Shreya Pujari

Shreya Pujari is a vocalist, educator, and music industry professional specializing in folk music, jazz, and global traditions. She graduated from Berklee College of Music with a BM in Mediterranean music and contemporary writing and production, after beginning her studies in jazz voice at Fullerton College in Los Angeles. Her work centers on preserving and promoting traditional music through performance, education, and cross-cultural collaborations. Her multicultural education and fieldwork experience, including a six-month residency in Valencia, Spain, studying flamenco and Mediterranean music, inform her diverse musical approach and research interests.

Shreya has led several initiatives aimed at celebrating and sustaining global folk traditions. In 2024, she coordinated and directed the first Assamese Youth Orchestra in the U.S., commissioning new arrangements of Assamese folk songs and premiering the ensemble in Nashville. She has received a U.S. Congressional Certificate of Special Recognition for her work preserving Assamese cultural identity among first-generation youth in America. She is an active performer in the San Francisco music scene, known for curating eclectic, multilingual sets that introduce global folk traditions to American audiences.

Shreya’s Fulbright-Nehru research project is centering on the music of underrepresented communities, especially within her Assamese heritage. Her study is documenting the indigenous musical traditions of the Mising and Rabha tribes of Assam, India. Through immersive fieldwork, she is studying Mising and Rabha musical structures, performance practices, and cultural contexts. The focus of the project is on ethical preservation through consent-based storytelling and community partnership, aiming to give agency to cultural knowledge holders while also highlighting the global relevance of Assam’s musical landscape. Her research is expected to result in a multimedia documentary and supplemental educational resources aimed at preserving these traditions and increasing their visibility within the global academic community. Overall, backed by her background in folk music, ethnomusicology, and marketing, Shreya is attempting to showcase underrepresented traditions and foster cross-cultural understanding through global platforms such as festivals, film, and media.

Calvin McCormack

Mr. Calvin McCormack is a musician, audio engineer, and computer programmer from Baltimore, MD. He completed his undergraduate degree in Jazz Studies from the University of Michigan, where he focused on the intersection of jazz improvisation and non-western musical idioms. During this time, he spent two months in Mysuru studying the Saraswathi Veena. He is also a recent graduate of Berklee College of Music, where he received his master’s degree in Music Production, Technology, and Innovation, with an emphasis on the use of bio-sensors and accessible interfaces in musical instrument design. As part of his thesis at Berklee, Mr. McCormack developed software that uses electroencephalogram (EEG) brainwave signals to control digital music generation and sound design. Since 2018, Mr. McCormack has been working with CED Society, a Dehradun-based non-profit dedicated to supporting women in the Himalayan border region. Together with CED Society, Mr.
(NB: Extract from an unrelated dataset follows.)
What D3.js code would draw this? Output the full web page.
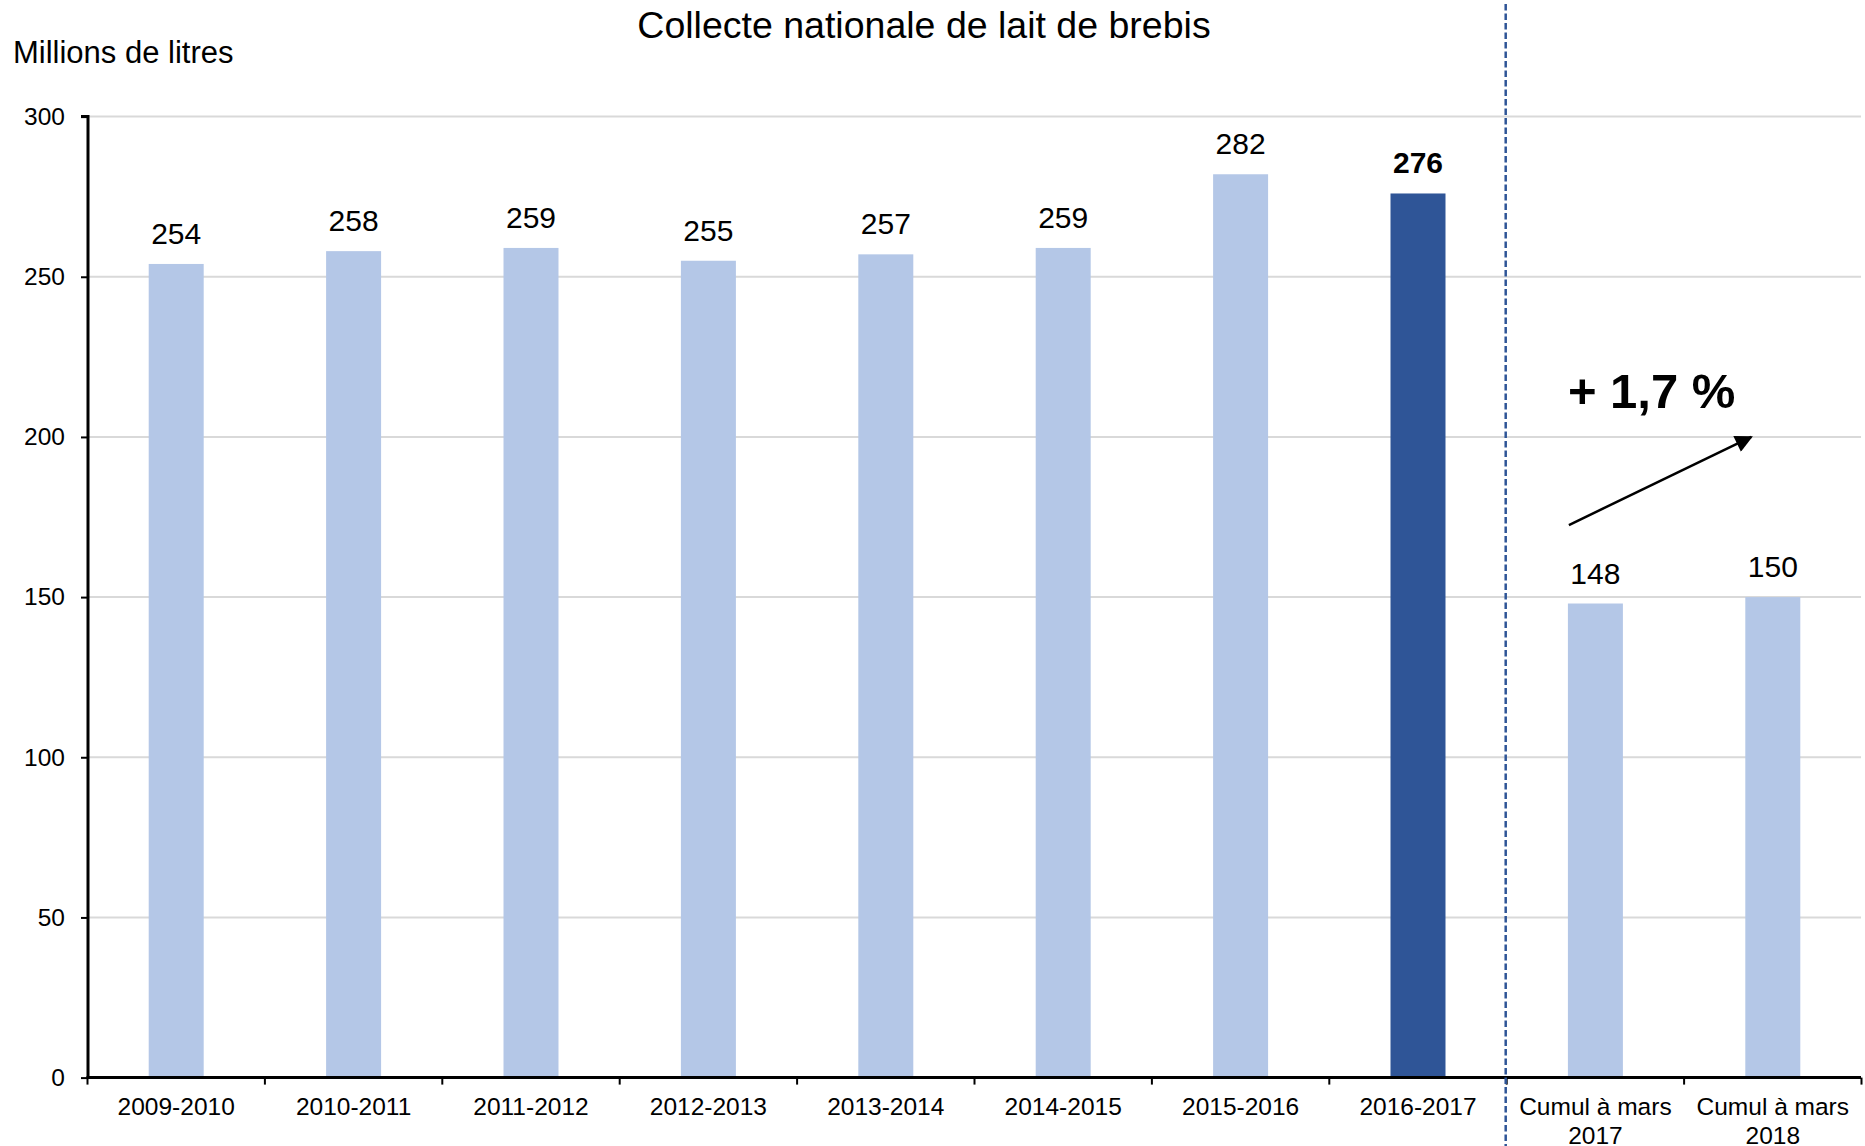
<!DOCTYPE html>
<html>
<head>
<meta charset="utf-8">
<script src="https://cdn.jsdelivr.net/npm/d3@7/dist/d3.min.js"></script>
<style>
  html, body { margin: 0; padding: 0; background: #fff; }
  svg { display: block; font-family: "Liberation Sans", Arial, sans-serif; }
</style>
</head>
<body>
<svg id="chart" width="1865" height="1146"></svg>
<script>
// ---- data ----
const categories = ["2009-2010", "2010-2011", "2011-2012", "2012-2013", "2013-2014",
                    "2014-2015", "2015-2016", "2016-2017", "Cumul à mars 2017", "Cumul à mars 2018"];
const categoryLines = [["2009-2010"], ["2010-2011"], ["2011-2012"], ["2012-2013"], ["2013-2014"],
                       ["2014-2015"], ["2015-2016"], ["2016-2017"], ["Cumul à mars", "2017"], ["Cumul à mars", "2018"]];
const values = [254, 258, 259, 255, 257, 259, 282, 276, 148, 150];
const highlighted = [false, false, false, false, false, false, false, true, false, false];
const yTicks = [0, 50, 100, 150, 200, 250, 300];
const title = "Collecte nationale de lait de brebis";
const yTitle = "Millions de litres";
const changeLabel = "+ 1,7 %";
// arrow annotation in data units (value axis)
const arrowFrom = 172.5, arrowTo = 200;

// ---- layout ----
const W = 1865, H = 1146;
const mLeft = 88, mRight = 1861, mTop = 116.6, mBottom = 1077.6;
const svg = d3.select("#chart");

const x = d3.scaleBand().domain(categories).range([mLeft - 0.5, mRight + 0.5])
  .paddingInner(0.69).paddingOuter(0.345);
const y = d3.scaleLinear().domain([0, 300]).range([mBottom, mTop]);

// gridlines
svg.append("g").selectAll("line").data(yTicks.filter(d => d > 0)).join("line")
  .attr("x1", mLeft).attr("x2", mRight)
  .attr("y1", d => y(d)).attr("y2", d => y(d))
  .attr("stroke", "#d9d9d9").attr("stroke-width", 2);

// bars
svg.append("g").selectAll("rect").data(values).join("rect")
  .attr("x", (d, i) => x(categories[i]))
  .attr("width", x.bandwidth())
  .attr("y", d => y(d))
  .attr("height", d => y(0) - y(d))
  .attr("fill", (d, i) => highlighted[i] ? "#2F5597" : "#B4C7E7");

// value labels
svg.append("g").selectAll("text").data(values).join("text")
  .attr("x", (d, i) => x(categories[i]) + x.bandwidth() / 2)
  .attr("y", d => y(d) - 20)
  .attr("text-anchor", "middle")
  .attr("font-size", 30)
  .attr("font-weight", (d, i) => highlighted[i] ? "bold" : "normal")
  .attr("fill", "#000")
  .text(d => d);

// y axis
const yAxis = d3.axisLeft(y).tickValues(yTicks).tickSize(7).tickPadding(16);
const gy = svg.append("g").attr("transform", `translate(${mLeft},0)`).call(yAxis);
gy.select(".domain").attr("stroke", "#000").attr("stroke-width", 3).attr("d", `M-7,${mTop}H0V${mBottom}`);
gy.selectAll(".tick line").attr("stroke", "#000").attr("stroke-width", 2);
gy.selectAll(".tick text").attr("font-size", 24.5).attr("fill", "#000")
  .attr("font-family", "Liberation Sans, Arial, sans-serif");

// x axis line and boundary ticks
const step = x.step();
const boundaries = d3.range(categories.length + 1).map(i => (mLeft - 0.5) + i * step);
svg.append("line").attr("x1", mLeft - 1.5).attr("x2", mRight).attr("y1", mBottom).attr("y2", mBottom)
  .attr("stroke", "#000").attr("stroke-width", 3);
svg.append("g").selectAll("line").data(boundaries).join("line")
  .attr("x1", d => d).attr("x2", d => d)
  .attr("y1", mBottom).attr("y2", mBottom + 7)
  .attr("stroke", "#000").attr("stroke-width", 2);

// x labels
const xl = svg.append("g").selectAll("text").data(categories).join("text")
  .attr("x", d => x(d) + x.bandwidth() / 2)
  .attr("y", 1115)
  .attr("text-anchor", "middle")
  .attr("font-size", 24.5)
  .attr("fill", "#000");
xl.each(function(d, i) {
  const t = d3.select(this);
  categoryLines[i].forEach((line, j) => {
    t.append("tspan").attr("x", x(d) + x.bandwidth() / 2).attr("dy", j === 0 ? 0 : 28.5).text(line);
  });
});

// dashed separator between annual and cumulative
const sepX = boundaries[8] - 1;
svg.append("line").attr("x1", sepX).attr("x2", sepX).attr("y1", 4).attr("y2", H)
  .attr("stroke", "#2F5597").attr("stroke-width", 2.5).attr("stroke-dasharray", "6.5,3");

// title & axis title
svg.append("text").attr("x", 924).attr("y", 38).attr("text-anchor", "middle")
  .attr("font-size", 37.5).attr("fill", "#000").text(title);
svg.append("text").attr("x", 13).attr("y", 63)
  .attr("font-size", 31).attr("fill", "#000").text(yTitle);

// change annotation
svg.append("defs").append("marker")
  .attr("id", "arrowhead").attr("viewBox", "0 0 10 10")
  .attr("refX", 9).attr("refY", 5)
  .attr("markerWidth", 8).attr("markerHeight", 7)
  .attr("markerUnits", "strokeWidth")
  .attr("orient", "auto")
  .append("path").attr("d", "M0,0L10,5L0,10Z").attr("fill", "#000");
svg.append("line")
  .attr("x1", x(categories[8]) + 1).attr("y1", y(arrowFrom))
  .attr("x2", x(categories[9]) + 6).attr("y2", y(arrowTo))
  .attr("stroke", "#000").attr("stroke-width", 2.5)
  .attr("marker-end", "url(#arrowhead)");
svg.append("text").attr("x", x(categories[8])).attr("y", 408)
  .attr("font-size", 49).attr("font-weight", "bold").attr("fill", "#000").text(changeLabel);
</script>
</body>
</html>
McCormack has helped launch the Sound of Soul Recording Studio and Music Institute, a nonprofit music education center and recording studio designed to empower disadvantaged and disabled women through music education, production skills, and creative expression. Mr. McCormack has also worked as an active musician, music instructor, author of music teaching materials, assistant at a digital fabrication lab, and spent two years as an assistant engineer at Radio Active Productions recording studio in Austin, TX.
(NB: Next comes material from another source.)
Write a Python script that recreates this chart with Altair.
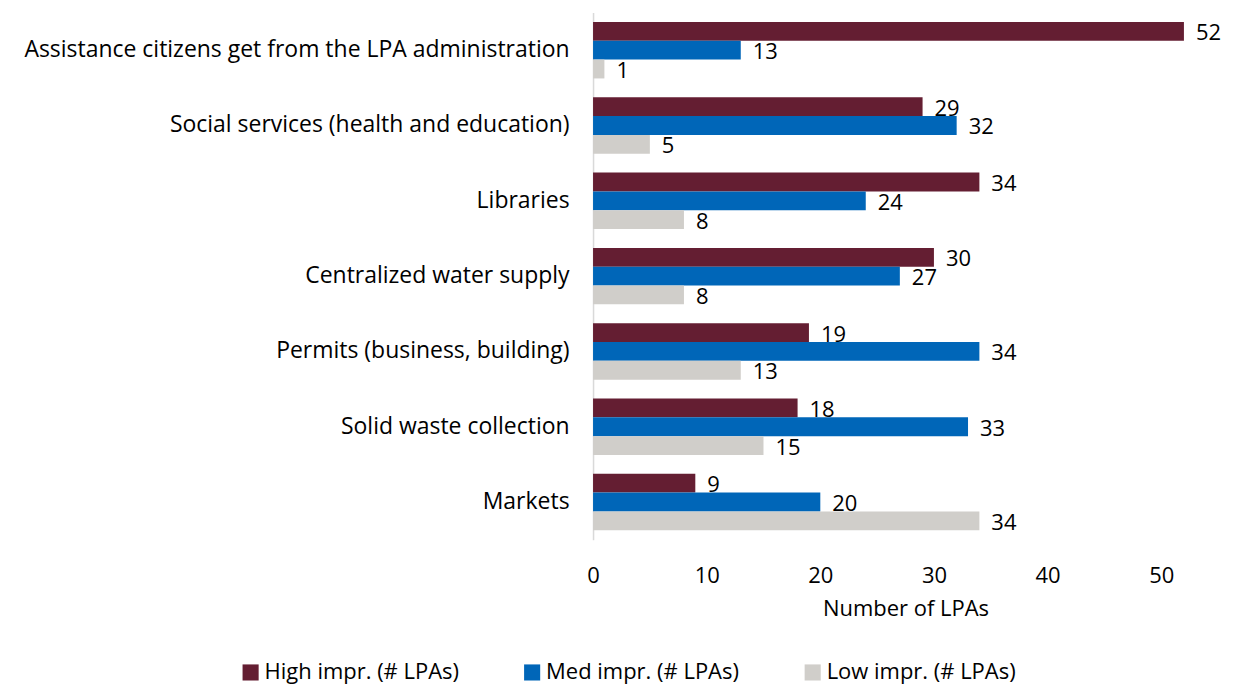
import altair as alt
import pandas as pd

categories = [
    "Assistance citizens get from the LPA administration",
    "Social services (health and education)",
    "Libraries",
    "Centralized water supply",
    "Permits (business, building)",
    "Solid waste collection",
    "Markets",
]
series = ["High impr. (# LPAs)", "Med impr. (# LPAs)", "Low impr. (# LPAs)"]
high = [52, 29, 34, 30, 19, 18, 9]
med = [13, 32, 24, 27, 34, 33, 20]
low = [1, 5, 8, 8, 13, 15, 34]
colors = ["#641E32", "#0066B8", "#D0CECA"]

rows = []
for i, c in enumerate(categories):
    for s, vals in zip(series, [high, med, low]):
        rows.append({"category": c, "series": s, "value": vals[i]})
df = pd.DataFrame(rows)

FONT = "Open Sans"
FS = 22

y_enc = alt.Y("category:N", sort=categories, title=None,
              scale=alt.Scale(paddingInner=0.25, paddingOuter=0.125),
              axis=alt.Axis(labelFont=FONT, labelFontSize=23, labelColor="black",
                            ticks=False, domainColor="#D9D9D9", domainWidth=1.5,
                            labelPadding=24, labelLimit=800))
yoff = alt.YOffset("series:N", sort=series)
x_enc = alt.X("value:Q", title="Number of LPAs",
              scale=alt.Scale(domain=[0, 55], nice=False),
              axis=alt.Axis(values=[0, 10, 20, 30, 40, 50], grid=False, ticks=False,
                            domain=False, labelFont=FONT, labelFontSize=FS,
                            labelColor="black", labelPadding=26, labelFlush=False,
                            titleFont=FONT, titleFontSize=FS, titleFontWeight="normal",
                            titleColor="black", titlePadding=12))

bars = alt.Chart(df).mark_bar().encode(
    y=y_enc, yOffset=yoff, x=x_enc,
    color=alt.Color("series:N", sort=series,
                    scale=alt.Scale(domain=series, range=colors),
                    legend=alt.Legend(title=None, orient="none", direction="horizontal",
                                      legendX=-354, legendY=650,
                                      symbolType="square", symbolSize=260,
                                      symbolStrokeWidth=0,
                                      labelFont=FONT, labelFontSize=FS,
                                      labelColor="black", columnPadding=62,
                                      labelLimit=400, labelOffset=3)),
)

labels = alt.Chart(df).mark_text(align="left", baseline="middle", dx=12, dy=2,
                                 font=FONT, fontSize=FS, color="black").encode(
    y=alt.Y("category:N", sort=categories), yOffset=yoff, x="value:Q", text="value:Q"
)

chart = (bars + labels).properties(
    width=626, height=528,
    autosize=alt.AutoSizeParams(type="none"),
    padding={"left": 586, "top": 4, "right": 10, "bottom": 146},
).configure_view(stroke=None)

chart.save("out.html", embed_options={"renderer": "svg", "actions": False})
Traditional musical instruments have been developed and refined over centuries, but digital instruments are a relatively new technology with great potential for innovation. Mr. McCormack’s Fulbright-Nehru project aims to design, develop, and test digital musical instruments that have been created specifically for people with disabilities in remote areas of northern India. The project is using bio-sensors, low-cost computers, and digital fabrication tools to create accessible musical instruments and is studying their efficacy in rural areas, resulting in an enhanced understanding of the design and production of affordable and accessible creative tools.